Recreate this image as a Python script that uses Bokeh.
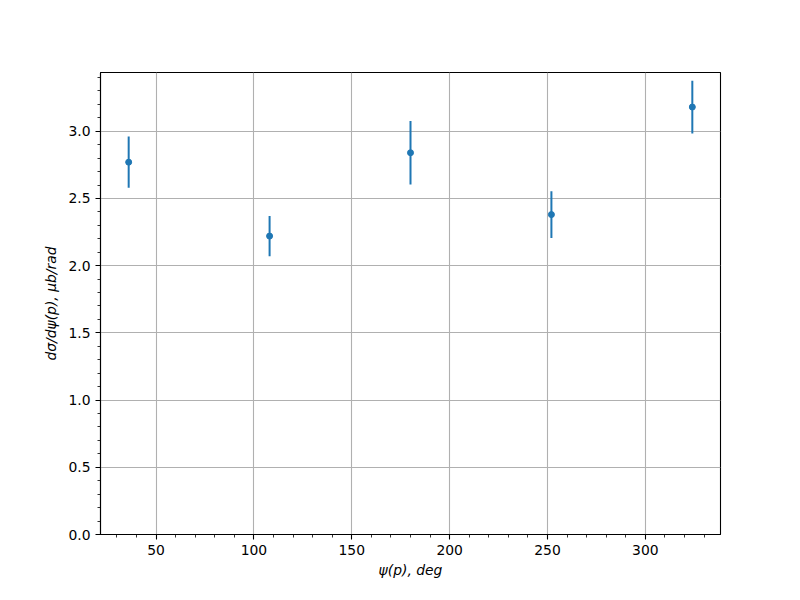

--

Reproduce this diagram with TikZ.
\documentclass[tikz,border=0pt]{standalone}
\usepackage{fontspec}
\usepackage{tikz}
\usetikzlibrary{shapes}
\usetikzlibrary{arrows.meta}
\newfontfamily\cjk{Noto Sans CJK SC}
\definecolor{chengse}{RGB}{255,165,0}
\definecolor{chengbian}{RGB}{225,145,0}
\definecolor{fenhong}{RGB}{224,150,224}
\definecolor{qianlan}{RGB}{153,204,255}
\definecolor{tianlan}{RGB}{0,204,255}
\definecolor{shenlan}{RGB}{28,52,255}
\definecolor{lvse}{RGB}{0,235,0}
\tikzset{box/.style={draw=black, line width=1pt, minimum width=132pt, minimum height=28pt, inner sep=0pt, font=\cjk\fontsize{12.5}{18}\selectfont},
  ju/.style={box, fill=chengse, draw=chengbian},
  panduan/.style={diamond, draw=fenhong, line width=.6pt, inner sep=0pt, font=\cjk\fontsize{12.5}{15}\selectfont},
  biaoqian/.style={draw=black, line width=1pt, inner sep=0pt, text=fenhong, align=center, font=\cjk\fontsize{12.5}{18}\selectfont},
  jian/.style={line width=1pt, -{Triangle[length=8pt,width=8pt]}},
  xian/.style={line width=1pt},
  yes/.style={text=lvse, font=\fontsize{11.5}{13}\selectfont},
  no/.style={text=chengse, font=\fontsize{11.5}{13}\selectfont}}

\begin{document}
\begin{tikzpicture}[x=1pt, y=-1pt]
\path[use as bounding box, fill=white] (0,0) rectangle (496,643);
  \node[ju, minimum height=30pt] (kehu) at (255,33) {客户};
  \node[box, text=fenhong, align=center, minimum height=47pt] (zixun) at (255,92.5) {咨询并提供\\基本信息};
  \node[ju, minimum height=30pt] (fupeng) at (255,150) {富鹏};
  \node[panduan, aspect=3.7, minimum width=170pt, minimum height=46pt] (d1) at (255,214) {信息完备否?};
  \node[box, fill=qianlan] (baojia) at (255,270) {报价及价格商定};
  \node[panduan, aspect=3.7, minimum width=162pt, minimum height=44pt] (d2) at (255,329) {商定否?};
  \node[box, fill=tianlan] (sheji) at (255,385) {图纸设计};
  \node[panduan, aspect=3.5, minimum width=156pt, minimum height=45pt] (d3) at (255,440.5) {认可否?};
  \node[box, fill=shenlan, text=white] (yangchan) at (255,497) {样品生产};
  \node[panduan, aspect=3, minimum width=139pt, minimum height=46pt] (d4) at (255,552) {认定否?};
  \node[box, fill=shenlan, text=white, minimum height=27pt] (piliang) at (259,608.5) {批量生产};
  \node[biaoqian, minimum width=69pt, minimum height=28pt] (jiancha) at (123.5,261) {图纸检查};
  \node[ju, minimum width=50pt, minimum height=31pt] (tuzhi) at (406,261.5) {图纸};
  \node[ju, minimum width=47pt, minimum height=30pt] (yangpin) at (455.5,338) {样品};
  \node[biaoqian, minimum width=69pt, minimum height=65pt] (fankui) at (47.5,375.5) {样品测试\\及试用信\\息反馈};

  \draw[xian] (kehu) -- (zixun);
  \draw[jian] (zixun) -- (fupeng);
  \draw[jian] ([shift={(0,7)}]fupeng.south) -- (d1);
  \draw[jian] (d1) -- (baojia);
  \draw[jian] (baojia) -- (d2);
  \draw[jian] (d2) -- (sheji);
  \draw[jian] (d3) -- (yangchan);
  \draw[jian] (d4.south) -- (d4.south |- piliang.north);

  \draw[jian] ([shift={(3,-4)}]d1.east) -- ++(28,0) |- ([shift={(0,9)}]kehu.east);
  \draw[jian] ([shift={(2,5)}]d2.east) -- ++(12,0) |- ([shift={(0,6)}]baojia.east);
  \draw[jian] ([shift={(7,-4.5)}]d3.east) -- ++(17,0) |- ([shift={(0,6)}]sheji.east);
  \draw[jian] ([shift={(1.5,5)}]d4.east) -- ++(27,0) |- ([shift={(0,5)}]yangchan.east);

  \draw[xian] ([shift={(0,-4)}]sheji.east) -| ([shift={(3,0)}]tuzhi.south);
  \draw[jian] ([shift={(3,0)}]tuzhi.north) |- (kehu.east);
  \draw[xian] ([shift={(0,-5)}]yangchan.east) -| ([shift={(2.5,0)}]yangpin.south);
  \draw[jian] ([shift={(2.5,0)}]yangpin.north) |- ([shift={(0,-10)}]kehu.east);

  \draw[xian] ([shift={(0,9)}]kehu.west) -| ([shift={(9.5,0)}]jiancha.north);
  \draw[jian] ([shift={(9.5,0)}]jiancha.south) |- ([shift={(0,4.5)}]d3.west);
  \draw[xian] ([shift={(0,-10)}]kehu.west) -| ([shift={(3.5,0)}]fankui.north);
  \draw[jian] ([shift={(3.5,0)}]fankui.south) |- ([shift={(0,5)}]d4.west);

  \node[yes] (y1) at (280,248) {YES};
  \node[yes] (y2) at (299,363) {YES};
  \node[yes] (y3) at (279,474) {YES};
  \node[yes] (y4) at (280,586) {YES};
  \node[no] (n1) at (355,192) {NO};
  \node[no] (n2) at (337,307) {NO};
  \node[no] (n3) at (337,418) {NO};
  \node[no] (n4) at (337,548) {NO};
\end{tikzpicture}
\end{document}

* [WHAT IS REQUIRED] Gather each line that holds "this".

* [RESULT]
Recreate this image as a Python script that uses Bokeh.
Reproduce this diagram with TikZ.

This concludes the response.